The over-activation of the PI3K/AKT/mTOR signaling significantly influences tumorigenesis, aggressiveness, the immune microenvironment, and cellular responses to various therapies. Genetic alterations within this pathway are frequently found in breast cancer and contribute significantly to its progression and resistance to conventional treatments (Wylaź et al., 2023). Constitutive activation of PI3K/AKT/mTOR signaling can arise from various genetic aberrations and deletions or mutations in the tumor suppressor “PTEN”, all of which participate in unchecked cell proliferation and survival. The PI3K enzyme functions as a key upstream regulator of AKT through its intricate control over mTOR complex 2 and phosphatidylinositol (3,4,5)-trisphosphate (PIP3), which are responsible for phosphorylating AKT. The tumor suppressor PTEN is often lost or inactivated, further contributing to this aberrant signaling and leading to more aggressive tumor behavior and treatment resistance (Hu et al., 2021). Consequently, a significant portion of luminal breast cancers exhibit increased PIK3CA mutations and other PI3K/AKT/mTOR pathway alterations, particularly in patients demonstrating unresponsiveness to endocrine therapies. In this context, the advancement of targeted therapies against the PI3K/AKT/mTOR cascade is pivotal to overwhelm the resistance to standard therapies and enhance patient outcomes in breast cancer (Coussy et al., 2020). Encouragingly, the present findings exhibited that the treatment with amarogentin notably decreased the PI3K, AKT, and mTOR proteins in the MDA-MB-231 cells. These findings support the hypothesis that amarogentin can inhibit the progression of breast cancer via down-regulating the PI3K/AKT/mTOR pathway.

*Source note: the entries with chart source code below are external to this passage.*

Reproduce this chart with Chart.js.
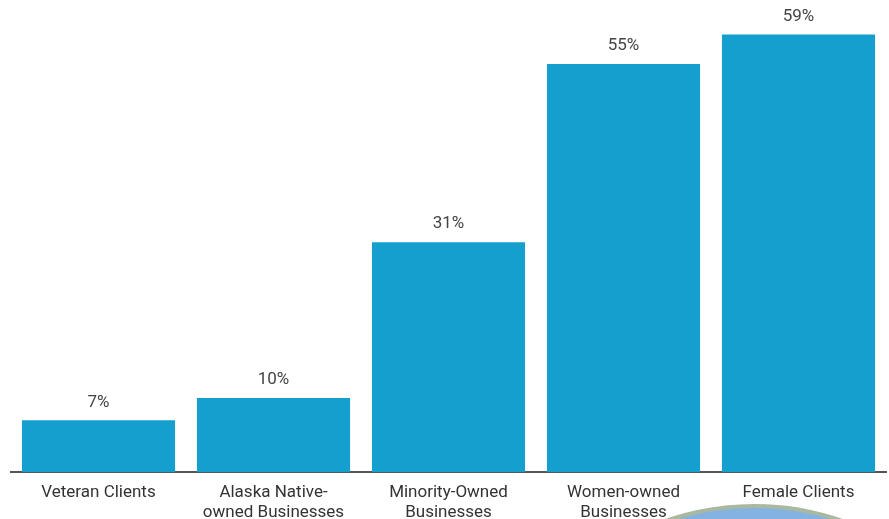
<!DOCTYPE html>
<html>
<head>
<meta charset="utf-8">
<script src="https://cdn.jsdelivr.net/npm/chart.js@4.4.0/dist/chart.umd.min.js"></script>
<style>
  html, body { margin: 0; padding: 0; background: #fff; overflow: hidden; }
  #wrap { position: relative; width: 889px; height: 519px; overflow: hidden; }
  #chart { position: absolute; left: 0; top: 0; }
  .badge {
    position: absolute; left: 484px; top: 504px; width: 540px; height: 540px;
    border-radius: 50%; background: #84b3e2; border: 4px solid #a9b8a1; box-sizing: border-box;
  }
</style>
</head>
<body>
<div id="wrap">
  <div class="badge"></div>
  <canvas id="chart" width="889" height="525"></canvas>
</div>
<script>
const categories = [
  "Veteran Clients",
  ["Alaska Native-", "owned Businesses"],
  ["Minority-Owned", "Businesses"],
  ["Women-owned", "Businesses"],
  "Female Clients",
];
const shares = [7, 10, 31, 55, 59];

const COLORS = {
  bar: "#159fce",
  axis: "#555555",
  tick: "#333333",
  value: "#444444",
};

Chart.defaults.font.family = "Roboto, 'Noto Sans', sans-serif";

// draws "xx%" above each bar
const valueLabels = {
  id: "valueLabels",
  afterDatasetsDraw(chart) {
    const { ctx } = chart;
    const meta = chart.getDatasetMeta(0);
    ctx.save();
    ctx.font = "17px Roboto, 'Noto Sans', sans-serif";
    ctx.fillStyle = COLORS.value;
    ctx.textAlign = "center";
    ctx.textBaseline = "middle";
    meta.data.forEach((bar, i) => {
      ctx.fillText(shares[i] + "%", bar.x, bar.y - 18);
    });
    ctx.restore();
  },
};

new Chart(document.getElementById("chart"), {
  type: "bar",
  data: {
    labels: categories,
    datasets: [{ data: shares, backgroundColor: COLORS.bar, categoryPercentage: 1, barPercentage: 0.875 }],
  },
  options: {
    responsive: false,
    animation: false,
    layout: { padding: { left: 11, right: 3, top: 27, bottom: 0 } },
    plugins: { legend: { display: false }, tooltip: { enabled: false } },
    scales: {
      x: {
        grid: { display: false },
        border: { display: true, color: COLORS.axis, width: 2 },
        ticks: { color: COLORS.tick, font: { size: 17 }, padding: 2, maxRotation: 0, autoSkip: false },
      },
      y: { display: false, min: 0, max: 60 },
    },
  },
  plugins: [valueLabels],
});
</script>
</body>
</html>
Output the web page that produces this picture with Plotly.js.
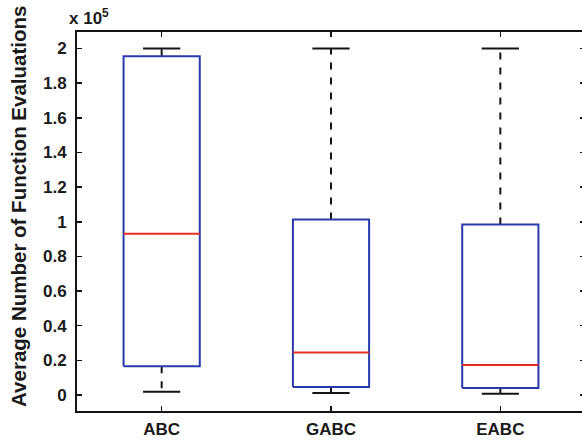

In addition to these findings, the present study has several limitations. Firstly, it is an in vitro-only approach, which restricts the generalizability of the findings. Additionally, the study lacks dose-response kinetics, limiting our understanding of amarogentin’s optimal therapeutic window. Furthermore, the absence of in vivo validation and mechanistic studies hinders the translation of these findings to clinical settings. The study also lacks an assessment of amarogentin’s selectivity toward cancer cells. Moreover, the PI3K/AKT/mTOR analysis needs further validation, and mRNA level studies were not conducted. These limitations highlight the need for further studies to comprehensively evaluate amarogentin’s anti-cancer potential. Further studies are needed to address these limitations, and these will be addressed in our future studies, incorporating in vivo models, dose-response kinetics, and mechanistic validation to strengthen the findings and explore amarogentin’s therapeutic potential.

Conclusion

In conclusion, the present findings demonstrate that amarogentin treatment significantly suppresses cell viability and triggers apoptosis in breast cancer cells. The amarogentin treatment also remarkably increased oxidative stress response in MDA-MB-231 cells. Furthermore, the amarogentin treatment also inhibited the PI3K/AKT/mTOR pathway. Consequently, amarogentin has the capacity to serve as an anti-cancer candidate to treat breast cancer. Nevertheless, further studies are necessary to clarify the underlying molecular mechanisms involved in amarogentin-induced apoptosis in breast cancer cells.